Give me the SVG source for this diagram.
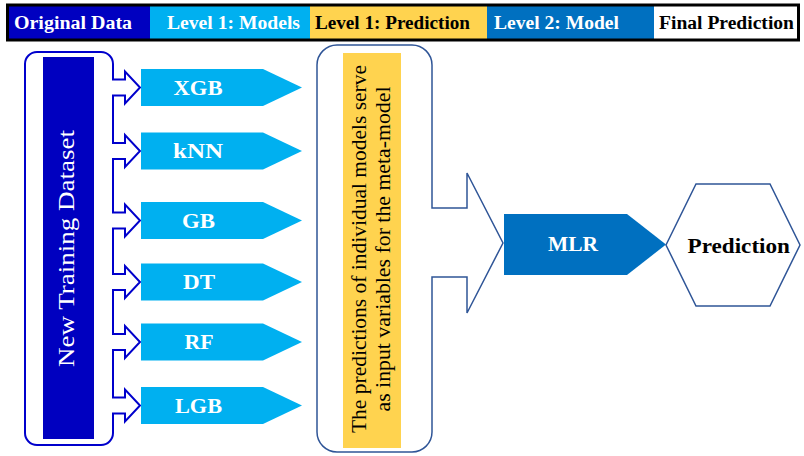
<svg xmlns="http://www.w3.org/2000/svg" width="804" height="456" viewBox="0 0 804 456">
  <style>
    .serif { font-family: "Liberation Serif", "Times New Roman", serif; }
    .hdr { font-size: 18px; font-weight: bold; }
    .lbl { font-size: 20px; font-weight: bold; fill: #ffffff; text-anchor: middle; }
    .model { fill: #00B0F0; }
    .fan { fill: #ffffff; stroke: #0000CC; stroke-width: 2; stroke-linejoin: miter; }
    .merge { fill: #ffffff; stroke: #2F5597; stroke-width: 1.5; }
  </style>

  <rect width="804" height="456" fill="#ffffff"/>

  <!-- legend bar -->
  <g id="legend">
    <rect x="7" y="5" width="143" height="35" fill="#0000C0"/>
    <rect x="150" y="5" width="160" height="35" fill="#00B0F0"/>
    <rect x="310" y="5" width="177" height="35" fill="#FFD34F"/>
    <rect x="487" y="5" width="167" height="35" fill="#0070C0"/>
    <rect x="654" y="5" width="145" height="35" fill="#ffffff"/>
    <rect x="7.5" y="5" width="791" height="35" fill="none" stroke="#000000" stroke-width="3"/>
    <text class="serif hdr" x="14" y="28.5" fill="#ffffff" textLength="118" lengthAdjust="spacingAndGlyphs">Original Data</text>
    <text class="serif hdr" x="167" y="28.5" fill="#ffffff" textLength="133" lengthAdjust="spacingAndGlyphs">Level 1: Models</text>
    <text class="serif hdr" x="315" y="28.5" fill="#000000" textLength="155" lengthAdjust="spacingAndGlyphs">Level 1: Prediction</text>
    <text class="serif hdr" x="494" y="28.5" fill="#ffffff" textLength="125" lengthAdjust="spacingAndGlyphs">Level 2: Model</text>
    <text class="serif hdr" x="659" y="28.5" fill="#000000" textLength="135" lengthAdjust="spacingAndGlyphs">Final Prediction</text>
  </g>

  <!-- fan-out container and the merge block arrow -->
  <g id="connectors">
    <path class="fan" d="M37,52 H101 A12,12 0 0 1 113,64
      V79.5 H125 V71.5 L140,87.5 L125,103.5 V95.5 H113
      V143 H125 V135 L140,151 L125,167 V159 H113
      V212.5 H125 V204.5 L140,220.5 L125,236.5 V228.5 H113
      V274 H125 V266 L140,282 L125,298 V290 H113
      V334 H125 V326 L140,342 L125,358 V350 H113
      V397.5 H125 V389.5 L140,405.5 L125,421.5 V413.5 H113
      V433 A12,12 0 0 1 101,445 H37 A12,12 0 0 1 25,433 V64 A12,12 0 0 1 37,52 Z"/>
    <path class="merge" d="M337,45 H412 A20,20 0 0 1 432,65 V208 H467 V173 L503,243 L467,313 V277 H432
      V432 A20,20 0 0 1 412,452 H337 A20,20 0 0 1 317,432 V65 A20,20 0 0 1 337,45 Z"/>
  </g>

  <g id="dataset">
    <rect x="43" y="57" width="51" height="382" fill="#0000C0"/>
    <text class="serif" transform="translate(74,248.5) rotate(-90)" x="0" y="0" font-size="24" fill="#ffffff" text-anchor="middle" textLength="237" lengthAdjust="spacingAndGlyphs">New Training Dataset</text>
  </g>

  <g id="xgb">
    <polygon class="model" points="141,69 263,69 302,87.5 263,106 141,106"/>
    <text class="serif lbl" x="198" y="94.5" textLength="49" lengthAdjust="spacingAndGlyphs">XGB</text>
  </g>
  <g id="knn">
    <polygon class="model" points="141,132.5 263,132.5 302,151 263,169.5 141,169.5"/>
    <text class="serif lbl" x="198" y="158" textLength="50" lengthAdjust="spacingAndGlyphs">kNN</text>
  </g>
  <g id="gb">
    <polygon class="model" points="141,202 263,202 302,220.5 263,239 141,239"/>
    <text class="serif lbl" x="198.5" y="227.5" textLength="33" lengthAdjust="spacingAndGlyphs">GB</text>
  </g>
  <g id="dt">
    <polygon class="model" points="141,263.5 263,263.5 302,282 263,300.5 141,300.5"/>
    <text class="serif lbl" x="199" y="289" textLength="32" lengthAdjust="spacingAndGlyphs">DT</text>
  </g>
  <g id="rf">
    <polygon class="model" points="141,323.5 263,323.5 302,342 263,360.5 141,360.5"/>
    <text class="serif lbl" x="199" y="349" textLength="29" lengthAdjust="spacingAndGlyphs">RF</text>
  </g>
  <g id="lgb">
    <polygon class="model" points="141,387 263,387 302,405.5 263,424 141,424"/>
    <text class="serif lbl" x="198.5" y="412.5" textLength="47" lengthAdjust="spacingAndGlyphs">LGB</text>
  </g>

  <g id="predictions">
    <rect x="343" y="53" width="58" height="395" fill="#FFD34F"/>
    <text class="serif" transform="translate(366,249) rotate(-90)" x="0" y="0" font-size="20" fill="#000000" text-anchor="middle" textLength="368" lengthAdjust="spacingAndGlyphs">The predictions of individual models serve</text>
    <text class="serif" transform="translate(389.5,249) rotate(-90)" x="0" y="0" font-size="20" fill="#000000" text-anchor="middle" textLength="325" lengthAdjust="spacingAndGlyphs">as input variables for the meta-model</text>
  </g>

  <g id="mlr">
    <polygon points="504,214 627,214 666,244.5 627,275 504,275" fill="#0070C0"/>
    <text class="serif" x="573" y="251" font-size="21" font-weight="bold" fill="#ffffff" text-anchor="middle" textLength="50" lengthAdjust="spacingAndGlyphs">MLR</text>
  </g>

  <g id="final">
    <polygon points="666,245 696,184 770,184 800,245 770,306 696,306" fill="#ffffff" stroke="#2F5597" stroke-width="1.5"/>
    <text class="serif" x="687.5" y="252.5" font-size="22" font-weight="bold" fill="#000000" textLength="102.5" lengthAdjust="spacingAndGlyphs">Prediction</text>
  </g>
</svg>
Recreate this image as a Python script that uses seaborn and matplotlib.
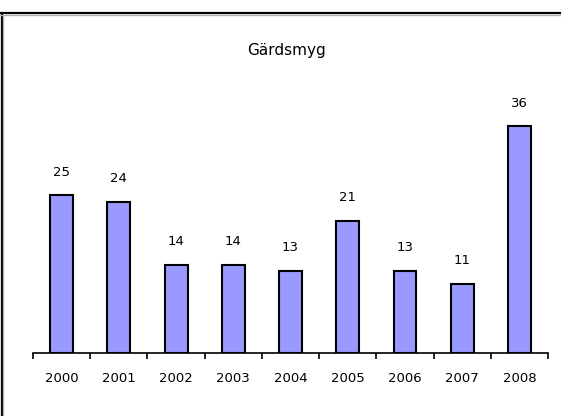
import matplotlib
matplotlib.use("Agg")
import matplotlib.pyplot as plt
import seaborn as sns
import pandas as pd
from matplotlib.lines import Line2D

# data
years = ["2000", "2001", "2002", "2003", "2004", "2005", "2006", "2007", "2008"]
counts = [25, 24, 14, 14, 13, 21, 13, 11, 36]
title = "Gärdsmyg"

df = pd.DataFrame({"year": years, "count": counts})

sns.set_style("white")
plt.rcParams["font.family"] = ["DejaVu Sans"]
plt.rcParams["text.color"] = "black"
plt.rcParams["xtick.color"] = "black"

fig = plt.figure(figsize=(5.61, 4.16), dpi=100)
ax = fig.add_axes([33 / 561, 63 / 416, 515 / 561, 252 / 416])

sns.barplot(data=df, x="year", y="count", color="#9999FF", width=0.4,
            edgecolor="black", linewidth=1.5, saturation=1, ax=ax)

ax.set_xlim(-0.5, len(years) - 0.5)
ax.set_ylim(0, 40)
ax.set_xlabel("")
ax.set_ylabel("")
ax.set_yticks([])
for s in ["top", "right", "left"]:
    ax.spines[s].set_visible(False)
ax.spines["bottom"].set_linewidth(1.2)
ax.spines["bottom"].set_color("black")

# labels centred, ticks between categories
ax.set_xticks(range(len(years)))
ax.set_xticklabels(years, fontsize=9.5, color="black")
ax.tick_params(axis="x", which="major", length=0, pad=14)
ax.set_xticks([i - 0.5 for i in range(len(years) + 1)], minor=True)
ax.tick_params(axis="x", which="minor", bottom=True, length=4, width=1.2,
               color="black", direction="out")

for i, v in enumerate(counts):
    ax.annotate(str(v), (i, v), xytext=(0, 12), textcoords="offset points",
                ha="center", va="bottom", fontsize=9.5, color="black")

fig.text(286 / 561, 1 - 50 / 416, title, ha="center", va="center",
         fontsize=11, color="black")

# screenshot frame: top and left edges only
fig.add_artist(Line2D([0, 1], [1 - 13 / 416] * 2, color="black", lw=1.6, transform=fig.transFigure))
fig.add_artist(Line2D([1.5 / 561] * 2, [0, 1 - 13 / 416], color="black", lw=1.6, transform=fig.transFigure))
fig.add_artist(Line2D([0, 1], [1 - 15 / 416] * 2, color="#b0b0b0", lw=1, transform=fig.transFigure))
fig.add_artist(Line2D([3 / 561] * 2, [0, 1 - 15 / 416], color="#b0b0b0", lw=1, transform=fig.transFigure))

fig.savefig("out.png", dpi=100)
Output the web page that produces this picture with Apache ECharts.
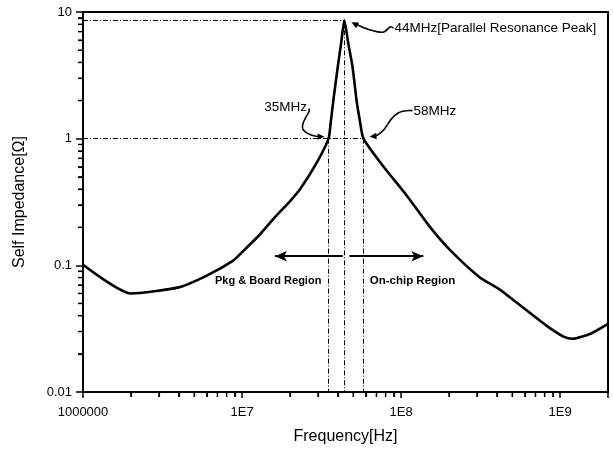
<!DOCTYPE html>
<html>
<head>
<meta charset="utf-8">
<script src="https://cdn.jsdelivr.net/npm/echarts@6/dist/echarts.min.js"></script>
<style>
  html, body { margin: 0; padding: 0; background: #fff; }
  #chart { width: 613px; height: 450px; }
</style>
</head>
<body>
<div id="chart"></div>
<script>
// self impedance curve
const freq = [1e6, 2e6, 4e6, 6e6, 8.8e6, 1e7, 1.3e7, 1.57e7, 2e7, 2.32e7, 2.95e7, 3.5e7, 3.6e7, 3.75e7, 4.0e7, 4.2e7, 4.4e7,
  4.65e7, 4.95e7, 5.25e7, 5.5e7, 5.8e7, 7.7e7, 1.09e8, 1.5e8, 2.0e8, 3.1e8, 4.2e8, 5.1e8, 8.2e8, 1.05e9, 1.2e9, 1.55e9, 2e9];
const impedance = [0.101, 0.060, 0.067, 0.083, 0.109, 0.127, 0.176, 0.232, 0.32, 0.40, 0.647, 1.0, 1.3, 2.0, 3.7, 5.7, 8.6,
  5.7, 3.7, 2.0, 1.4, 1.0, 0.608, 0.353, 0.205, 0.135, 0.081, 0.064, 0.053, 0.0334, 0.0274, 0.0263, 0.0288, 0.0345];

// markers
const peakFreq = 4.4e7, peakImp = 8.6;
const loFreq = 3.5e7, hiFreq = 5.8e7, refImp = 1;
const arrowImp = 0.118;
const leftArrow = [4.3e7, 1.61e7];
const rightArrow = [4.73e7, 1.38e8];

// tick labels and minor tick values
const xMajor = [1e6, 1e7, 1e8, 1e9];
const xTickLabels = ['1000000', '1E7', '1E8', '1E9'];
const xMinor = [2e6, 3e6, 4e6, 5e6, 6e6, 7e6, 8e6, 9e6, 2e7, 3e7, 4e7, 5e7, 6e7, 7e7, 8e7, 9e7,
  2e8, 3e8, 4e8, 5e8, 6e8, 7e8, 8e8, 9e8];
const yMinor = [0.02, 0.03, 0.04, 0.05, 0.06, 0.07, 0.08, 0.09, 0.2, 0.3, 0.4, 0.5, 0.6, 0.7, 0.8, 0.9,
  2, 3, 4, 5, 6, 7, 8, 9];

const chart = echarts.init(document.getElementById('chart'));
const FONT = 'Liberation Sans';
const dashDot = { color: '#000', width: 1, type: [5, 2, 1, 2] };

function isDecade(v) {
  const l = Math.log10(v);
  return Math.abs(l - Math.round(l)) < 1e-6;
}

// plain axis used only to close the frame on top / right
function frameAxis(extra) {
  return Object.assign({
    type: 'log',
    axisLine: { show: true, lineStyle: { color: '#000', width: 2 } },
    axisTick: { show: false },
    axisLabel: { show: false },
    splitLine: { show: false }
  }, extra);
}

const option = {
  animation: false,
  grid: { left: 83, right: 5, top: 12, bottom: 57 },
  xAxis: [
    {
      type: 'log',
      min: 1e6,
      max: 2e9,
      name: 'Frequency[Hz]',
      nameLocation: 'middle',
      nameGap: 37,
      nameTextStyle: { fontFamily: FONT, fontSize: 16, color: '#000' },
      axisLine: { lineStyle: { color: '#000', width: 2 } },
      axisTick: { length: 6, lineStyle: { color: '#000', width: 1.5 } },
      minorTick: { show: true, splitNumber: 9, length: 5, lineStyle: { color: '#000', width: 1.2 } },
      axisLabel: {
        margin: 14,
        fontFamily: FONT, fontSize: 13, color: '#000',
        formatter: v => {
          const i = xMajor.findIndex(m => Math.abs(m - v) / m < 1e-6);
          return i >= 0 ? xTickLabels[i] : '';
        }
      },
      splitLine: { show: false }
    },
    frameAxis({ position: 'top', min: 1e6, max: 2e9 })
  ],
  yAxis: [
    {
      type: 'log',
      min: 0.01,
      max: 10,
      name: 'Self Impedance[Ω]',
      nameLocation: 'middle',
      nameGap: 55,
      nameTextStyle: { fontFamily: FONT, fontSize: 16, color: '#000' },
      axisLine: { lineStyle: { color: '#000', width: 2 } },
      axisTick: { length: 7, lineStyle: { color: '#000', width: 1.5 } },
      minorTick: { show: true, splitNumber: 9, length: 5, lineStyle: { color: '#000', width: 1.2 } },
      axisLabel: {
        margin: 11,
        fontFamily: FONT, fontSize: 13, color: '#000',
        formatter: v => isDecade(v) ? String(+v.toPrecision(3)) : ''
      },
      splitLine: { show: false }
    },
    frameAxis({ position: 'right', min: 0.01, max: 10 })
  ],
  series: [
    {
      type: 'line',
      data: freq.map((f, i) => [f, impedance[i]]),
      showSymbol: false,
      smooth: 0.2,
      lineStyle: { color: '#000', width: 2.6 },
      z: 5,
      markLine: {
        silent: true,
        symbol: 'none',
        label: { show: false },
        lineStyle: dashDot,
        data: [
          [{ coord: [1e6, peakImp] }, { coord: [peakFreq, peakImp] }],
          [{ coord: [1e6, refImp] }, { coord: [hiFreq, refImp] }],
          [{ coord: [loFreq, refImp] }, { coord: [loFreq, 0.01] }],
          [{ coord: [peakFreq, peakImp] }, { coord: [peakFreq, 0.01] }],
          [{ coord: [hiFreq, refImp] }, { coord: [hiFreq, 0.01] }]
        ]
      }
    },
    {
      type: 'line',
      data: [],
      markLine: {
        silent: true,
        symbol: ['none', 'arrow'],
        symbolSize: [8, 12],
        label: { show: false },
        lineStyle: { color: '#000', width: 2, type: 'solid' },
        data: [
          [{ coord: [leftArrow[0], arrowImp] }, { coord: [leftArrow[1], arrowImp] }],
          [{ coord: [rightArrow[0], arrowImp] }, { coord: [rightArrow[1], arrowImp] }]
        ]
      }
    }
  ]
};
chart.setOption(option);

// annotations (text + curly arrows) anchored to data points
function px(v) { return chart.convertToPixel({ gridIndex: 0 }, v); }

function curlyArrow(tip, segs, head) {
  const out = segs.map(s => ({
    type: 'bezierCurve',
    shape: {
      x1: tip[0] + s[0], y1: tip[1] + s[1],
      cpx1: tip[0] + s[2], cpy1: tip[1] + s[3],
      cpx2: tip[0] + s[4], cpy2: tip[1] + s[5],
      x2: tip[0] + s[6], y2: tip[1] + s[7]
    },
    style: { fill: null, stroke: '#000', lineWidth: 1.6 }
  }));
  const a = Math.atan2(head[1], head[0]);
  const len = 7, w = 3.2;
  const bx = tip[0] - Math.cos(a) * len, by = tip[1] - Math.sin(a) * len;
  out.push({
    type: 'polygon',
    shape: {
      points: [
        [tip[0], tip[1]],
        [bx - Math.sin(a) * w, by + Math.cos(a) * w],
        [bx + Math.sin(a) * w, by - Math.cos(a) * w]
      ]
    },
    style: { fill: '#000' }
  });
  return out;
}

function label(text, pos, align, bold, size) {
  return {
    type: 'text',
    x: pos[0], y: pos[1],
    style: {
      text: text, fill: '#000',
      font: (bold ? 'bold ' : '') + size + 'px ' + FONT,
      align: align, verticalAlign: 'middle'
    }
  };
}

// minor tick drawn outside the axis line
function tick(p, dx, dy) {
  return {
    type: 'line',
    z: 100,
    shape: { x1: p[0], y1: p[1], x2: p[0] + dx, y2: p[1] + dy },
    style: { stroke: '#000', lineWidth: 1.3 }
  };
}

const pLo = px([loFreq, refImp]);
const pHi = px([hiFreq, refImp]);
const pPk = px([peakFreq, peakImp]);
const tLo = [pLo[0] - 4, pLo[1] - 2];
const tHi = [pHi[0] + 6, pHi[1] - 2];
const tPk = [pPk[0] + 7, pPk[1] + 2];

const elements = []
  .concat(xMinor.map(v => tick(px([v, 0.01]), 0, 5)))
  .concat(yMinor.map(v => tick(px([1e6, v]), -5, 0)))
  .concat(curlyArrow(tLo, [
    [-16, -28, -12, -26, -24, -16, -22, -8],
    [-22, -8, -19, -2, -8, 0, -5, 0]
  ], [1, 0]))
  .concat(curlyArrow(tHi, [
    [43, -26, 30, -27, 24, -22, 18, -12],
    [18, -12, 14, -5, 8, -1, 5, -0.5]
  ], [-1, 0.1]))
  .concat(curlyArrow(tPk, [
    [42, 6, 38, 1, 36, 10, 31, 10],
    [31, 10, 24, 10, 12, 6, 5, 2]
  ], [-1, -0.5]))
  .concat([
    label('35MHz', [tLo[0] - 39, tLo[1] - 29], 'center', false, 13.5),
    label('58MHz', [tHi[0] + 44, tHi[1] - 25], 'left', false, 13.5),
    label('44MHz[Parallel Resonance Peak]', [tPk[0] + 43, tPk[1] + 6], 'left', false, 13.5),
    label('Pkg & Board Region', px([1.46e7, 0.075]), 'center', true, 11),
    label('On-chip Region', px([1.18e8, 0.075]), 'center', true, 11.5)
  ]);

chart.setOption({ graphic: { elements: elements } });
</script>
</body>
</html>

> _Exercise aim_
Copy each line above that contains the word "seaborn".

> _Finished exercise_
Recreate this image as a Python script that uses seaborn and matplotlib.
import seaborn as sns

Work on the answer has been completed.